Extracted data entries
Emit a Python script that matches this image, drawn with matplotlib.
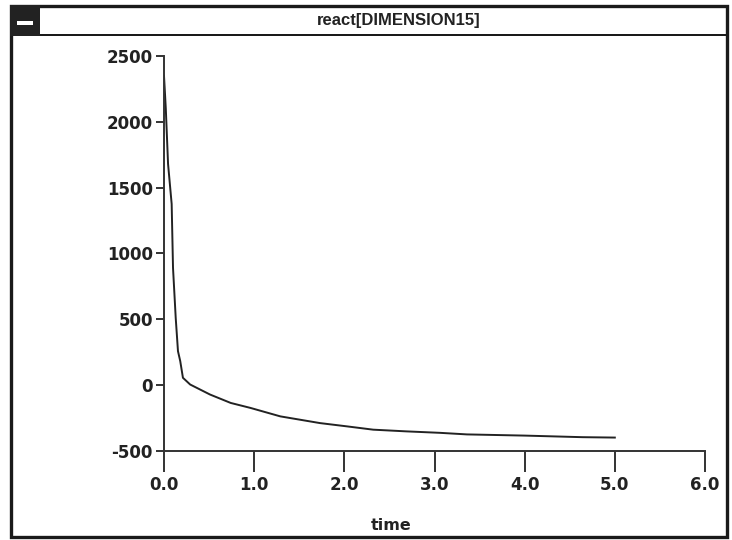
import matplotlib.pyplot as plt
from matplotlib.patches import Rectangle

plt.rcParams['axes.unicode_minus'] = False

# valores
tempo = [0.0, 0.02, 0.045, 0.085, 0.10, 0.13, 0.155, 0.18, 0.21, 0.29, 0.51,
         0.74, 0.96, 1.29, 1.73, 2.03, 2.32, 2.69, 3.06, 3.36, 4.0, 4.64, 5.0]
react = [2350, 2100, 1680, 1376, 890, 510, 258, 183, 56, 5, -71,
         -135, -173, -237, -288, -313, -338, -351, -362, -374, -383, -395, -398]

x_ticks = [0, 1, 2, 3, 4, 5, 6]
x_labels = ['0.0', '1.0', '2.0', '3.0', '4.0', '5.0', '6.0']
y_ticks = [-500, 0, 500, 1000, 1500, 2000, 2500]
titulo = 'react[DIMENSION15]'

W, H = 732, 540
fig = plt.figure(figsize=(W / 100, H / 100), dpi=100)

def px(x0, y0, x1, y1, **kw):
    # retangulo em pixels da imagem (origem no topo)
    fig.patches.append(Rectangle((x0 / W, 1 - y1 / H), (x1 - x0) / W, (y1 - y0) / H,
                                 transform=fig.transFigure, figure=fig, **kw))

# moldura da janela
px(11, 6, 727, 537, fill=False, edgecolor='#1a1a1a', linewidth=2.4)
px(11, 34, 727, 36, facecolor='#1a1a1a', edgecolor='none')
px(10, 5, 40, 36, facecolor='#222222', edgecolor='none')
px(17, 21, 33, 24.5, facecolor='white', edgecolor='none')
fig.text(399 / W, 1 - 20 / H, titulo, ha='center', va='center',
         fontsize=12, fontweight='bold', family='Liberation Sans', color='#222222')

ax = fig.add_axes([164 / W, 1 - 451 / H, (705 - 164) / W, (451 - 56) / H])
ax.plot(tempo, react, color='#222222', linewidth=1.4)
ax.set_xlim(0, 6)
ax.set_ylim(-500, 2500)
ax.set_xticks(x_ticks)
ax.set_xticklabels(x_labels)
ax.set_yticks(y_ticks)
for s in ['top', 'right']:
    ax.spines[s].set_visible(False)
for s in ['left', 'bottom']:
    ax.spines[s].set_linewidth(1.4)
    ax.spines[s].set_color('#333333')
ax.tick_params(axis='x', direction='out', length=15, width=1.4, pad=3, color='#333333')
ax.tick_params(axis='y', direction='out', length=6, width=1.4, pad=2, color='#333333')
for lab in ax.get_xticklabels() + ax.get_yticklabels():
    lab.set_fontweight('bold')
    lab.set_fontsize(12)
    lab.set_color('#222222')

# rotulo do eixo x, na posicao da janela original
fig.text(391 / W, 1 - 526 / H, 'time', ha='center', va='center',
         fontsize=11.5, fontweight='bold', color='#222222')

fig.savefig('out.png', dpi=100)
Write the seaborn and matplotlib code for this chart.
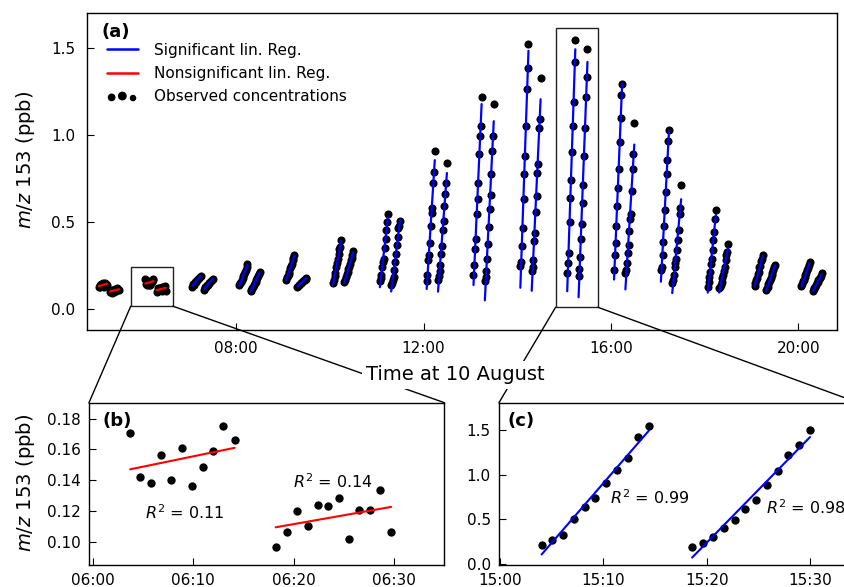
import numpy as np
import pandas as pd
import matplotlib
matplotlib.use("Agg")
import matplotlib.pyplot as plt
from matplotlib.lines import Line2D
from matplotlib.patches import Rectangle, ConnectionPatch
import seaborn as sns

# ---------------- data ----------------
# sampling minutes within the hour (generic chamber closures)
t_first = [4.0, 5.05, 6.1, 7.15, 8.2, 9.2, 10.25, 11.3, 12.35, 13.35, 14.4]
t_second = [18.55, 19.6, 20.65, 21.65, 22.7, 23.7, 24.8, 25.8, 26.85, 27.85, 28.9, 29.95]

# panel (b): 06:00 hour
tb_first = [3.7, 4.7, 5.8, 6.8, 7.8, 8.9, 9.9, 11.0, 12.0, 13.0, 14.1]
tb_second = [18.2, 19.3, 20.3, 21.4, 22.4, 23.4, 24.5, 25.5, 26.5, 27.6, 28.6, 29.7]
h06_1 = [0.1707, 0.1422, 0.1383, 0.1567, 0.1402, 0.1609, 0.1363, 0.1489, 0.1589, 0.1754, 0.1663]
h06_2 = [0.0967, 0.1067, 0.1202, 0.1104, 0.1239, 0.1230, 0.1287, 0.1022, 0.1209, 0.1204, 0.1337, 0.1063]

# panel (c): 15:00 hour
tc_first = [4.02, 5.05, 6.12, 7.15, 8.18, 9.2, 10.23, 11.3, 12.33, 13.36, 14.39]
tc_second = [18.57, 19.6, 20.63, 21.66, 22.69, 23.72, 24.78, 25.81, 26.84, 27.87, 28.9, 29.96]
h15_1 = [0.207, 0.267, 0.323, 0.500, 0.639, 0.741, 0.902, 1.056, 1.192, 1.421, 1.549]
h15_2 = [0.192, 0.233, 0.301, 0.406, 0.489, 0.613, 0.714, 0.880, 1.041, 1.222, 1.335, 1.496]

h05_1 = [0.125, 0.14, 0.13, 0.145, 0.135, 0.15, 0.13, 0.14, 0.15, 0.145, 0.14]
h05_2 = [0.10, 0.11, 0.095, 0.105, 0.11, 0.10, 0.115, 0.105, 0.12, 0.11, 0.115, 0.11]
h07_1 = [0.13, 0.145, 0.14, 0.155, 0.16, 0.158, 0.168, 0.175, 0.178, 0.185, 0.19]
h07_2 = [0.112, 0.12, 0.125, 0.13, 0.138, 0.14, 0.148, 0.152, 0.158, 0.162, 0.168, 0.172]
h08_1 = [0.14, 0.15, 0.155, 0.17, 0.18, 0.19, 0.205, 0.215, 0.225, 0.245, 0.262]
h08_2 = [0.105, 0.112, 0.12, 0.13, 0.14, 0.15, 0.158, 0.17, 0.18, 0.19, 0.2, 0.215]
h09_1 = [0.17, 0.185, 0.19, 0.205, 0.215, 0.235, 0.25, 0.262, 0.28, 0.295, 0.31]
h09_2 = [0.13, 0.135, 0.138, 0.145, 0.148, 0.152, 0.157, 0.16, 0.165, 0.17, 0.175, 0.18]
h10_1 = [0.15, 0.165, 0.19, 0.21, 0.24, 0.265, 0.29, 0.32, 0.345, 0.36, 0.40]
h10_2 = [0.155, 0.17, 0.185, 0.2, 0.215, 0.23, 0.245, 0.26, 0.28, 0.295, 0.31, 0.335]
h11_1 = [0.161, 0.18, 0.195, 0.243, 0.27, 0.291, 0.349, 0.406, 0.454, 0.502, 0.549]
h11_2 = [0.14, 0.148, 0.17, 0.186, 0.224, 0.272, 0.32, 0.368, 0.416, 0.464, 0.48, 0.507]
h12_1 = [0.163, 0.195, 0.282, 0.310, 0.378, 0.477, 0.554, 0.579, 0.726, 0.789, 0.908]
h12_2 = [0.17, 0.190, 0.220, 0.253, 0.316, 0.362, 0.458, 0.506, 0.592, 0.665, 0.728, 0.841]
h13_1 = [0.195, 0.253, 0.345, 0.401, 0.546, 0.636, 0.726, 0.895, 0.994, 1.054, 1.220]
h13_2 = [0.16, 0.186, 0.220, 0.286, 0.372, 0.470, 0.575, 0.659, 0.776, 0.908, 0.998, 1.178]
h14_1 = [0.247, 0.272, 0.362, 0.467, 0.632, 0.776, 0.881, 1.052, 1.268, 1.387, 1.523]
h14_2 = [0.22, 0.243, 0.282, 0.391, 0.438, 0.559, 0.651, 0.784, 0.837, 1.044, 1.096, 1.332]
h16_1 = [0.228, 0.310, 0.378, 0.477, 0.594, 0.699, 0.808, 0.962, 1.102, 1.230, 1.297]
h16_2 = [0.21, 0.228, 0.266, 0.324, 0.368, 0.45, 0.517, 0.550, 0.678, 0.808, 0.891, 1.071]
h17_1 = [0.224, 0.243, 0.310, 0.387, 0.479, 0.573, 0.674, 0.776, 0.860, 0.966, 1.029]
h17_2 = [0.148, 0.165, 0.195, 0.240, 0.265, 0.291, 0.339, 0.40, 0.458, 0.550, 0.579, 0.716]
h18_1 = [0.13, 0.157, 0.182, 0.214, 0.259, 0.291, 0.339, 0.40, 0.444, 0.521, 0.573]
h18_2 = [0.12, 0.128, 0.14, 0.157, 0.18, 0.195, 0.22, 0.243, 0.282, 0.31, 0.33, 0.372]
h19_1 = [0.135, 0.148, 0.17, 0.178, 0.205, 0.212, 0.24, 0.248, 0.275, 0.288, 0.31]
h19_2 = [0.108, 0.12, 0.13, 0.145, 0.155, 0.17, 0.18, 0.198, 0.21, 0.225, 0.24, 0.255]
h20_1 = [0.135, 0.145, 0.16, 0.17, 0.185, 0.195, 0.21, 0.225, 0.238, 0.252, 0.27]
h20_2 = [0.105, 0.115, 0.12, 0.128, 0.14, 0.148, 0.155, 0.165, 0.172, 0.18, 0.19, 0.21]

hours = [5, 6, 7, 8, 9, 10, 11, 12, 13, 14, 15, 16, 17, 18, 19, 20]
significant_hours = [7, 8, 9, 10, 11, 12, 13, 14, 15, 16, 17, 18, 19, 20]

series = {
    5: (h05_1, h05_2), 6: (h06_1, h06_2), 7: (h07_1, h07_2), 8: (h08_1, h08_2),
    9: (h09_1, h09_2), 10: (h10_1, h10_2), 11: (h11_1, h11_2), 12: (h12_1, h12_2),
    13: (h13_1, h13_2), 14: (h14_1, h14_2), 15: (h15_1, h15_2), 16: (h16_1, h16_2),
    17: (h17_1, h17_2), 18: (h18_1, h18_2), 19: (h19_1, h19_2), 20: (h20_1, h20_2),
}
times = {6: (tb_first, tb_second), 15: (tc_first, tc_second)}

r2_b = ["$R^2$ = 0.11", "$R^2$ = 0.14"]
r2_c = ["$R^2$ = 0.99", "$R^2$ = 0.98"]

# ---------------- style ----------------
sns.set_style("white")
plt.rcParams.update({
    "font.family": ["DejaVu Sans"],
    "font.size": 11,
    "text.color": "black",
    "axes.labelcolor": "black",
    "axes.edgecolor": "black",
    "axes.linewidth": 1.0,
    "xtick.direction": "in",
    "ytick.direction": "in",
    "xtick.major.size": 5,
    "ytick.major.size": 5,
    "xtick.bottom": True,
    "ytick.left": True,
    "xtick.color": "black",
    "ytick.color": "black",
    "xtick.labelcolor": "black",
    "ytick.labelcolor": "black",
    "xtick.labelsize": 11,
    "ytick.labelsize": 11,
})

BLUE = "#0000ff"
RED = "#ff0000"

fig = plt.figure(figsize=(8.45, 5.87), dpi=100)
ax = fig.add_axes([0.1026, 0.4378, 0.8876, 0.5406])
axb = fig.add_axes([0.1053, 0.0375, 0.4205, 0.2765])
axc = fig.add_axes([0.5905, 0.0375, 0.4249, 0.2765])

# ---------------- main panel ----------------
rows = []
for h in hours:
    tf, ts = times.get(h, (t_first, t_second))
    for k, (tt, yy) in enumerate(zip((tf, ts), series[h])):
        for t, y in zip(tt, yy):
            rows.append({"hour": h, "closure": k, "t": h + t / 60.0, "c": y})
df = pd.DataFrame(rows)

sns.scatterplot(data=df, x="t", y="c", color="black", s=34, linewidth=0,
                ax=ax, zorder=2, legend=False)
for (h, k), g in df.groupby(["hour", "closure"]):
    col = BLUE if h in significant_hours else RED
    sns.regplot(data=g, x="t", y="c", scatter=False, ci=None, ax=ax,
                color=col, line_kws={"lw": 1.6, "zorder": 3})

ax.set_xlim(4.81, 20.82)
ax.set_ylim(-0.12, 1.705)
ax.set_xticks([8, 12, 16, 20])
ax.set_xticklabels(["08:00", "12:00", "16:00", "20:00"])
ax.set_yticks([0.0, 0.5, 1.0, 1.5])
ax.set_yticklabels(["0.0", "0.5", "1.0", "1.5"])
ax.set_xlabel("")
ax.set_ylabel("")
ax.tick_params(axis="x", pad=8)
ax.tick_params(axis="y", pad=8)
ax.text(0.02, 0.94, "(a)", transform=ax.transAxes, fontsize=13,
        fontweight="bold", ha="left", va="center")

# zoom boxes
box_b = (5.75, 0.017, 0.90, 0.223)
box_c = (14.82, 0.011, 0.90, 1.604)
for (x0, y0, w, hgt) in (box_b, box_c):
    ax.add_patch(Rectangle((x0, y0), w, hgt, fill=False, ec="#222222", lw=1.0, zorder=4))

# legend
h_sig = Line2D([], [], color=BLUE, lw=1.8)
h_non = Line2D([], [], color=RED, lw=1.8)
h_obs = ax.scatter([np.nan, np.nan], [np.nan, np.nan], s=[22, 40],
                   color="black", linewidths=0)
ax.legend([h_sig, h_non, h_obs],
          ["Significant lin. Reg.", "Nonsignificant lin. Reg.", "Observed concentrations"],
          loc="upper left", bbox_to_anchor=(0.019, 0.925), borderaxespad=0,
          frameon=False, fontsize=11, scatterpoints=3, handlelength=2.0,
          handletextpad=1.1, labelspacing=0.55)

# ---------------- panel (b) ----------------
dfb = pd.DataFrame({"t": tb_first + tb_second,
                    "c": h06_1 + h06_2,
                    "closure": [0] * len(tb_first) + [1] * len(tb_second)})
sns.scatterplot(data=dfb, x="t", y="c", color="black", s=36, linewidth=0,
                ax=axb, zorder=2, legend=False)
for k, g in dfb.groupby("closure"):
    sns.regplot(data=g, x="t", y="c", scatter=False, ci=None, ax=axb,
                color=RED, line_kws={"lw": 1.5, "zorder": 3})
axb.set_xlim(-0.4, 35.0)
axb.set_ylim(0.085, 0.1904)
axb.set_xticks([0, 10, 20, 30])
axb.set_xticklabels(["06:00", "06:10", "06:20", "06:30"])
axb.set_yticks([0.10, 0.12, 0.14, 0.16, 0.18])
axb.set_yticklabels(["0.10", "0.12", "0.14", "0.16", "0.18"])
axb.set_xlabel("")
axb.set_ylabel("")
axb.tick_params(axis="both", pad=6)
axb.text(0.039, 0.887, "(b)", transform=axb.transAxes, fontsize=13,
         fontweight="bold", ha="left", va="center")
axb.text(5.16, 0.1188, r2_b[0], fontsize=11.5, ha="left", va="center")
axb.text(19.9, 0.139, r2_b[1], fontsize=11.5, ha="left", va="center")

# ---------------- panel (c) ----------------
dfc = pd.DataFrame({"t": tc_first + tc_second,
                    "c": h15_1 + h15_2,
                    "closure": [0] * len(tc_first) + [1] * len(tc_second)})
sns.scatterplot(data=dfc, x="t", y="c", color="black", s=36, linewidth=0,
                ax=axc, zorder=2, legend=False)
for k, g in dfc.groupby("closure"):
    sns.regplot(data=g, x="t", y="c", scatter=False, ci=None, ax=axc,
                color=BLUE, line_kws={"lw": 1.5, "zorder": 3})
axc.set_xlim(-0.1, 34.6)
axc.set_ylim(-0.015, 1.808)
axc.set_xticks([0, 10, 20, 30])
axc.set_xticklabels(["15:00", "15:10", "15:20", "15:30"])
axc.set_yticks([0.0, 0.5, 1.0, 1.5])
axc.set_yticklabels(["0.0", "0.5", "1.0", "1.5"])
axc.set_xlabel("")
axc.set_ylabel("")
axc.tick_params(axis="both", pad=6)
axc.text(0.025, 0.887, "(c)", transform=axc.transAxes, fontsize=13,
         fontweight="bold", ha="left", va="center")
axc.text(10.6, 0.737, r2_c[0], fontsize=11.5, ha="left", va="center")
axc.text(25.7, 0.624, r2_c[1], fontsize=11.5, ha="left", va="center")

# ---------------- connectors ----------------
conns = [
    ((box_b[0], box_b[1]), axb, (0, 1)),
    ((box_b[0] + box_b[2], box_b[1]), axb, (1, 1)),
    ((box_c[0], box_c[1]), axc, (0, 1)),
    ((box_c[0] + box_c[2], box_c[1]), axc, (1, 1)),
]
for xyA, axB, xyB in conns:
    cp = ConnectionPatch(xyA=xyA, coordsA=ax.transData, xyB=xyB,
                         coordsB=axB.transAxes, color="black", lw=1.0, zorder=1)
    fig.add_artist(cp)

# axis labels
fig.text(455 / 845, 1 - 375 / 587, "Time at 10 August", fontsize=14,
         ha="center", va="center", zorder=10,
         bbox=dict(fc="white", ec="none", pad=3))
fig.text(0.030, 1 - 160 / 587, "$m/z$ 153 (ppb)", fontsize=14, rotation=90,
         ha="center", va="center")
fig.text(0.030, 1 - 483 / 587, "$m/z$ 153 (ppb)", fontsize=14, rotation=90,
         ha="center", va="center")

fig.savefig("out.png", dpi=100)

What this task involves: Starting at the first line of the entries, restate word for word everything through the line that holds "fig = plt.figure(figsize=(W", both ends included, but omit any pictures.

Result for this exercise:
Emit a Python script that matches this image, drawn with matplotlib.
import matplotlib.pyplot as plt
from matplotlib.patches import Rectangle

plt.rcParams['axes.unicode_minus'] = False

# valores
tempo = [0.0, 0.02, 0.045, 0.085, 0.10, 0.13, 0.155, 0.18, 0.21, 0.29, 0.51,
         0.74, 0.96, 1.29, 1.73, 2.03, 2.32, 2.69, 3.06, 3.36, 4.0, 4.64, 5.0]
react = [2350, 2100, 1680, 1376, 890, 510, 258, 183, 56, 5, -71,
         -135, -173, -237, -288, -313, -338, -351, -362, -374, -383, -395, -398]

x_ticks = [0, 1, 2, 3, 4, 5, 6]
x_labels = ['0.0', '1.0', '2.0', '3.0', '4.0', '5.0', '6.0']
y_ticks = [-500, 0, 500, 1000, 1500, 2000, 2500]
titulo = 'react[DIMENSION15]'

W, H = 732, 540
fig = plt.figure(figsize=(W / 100, H / 100), dpi=100)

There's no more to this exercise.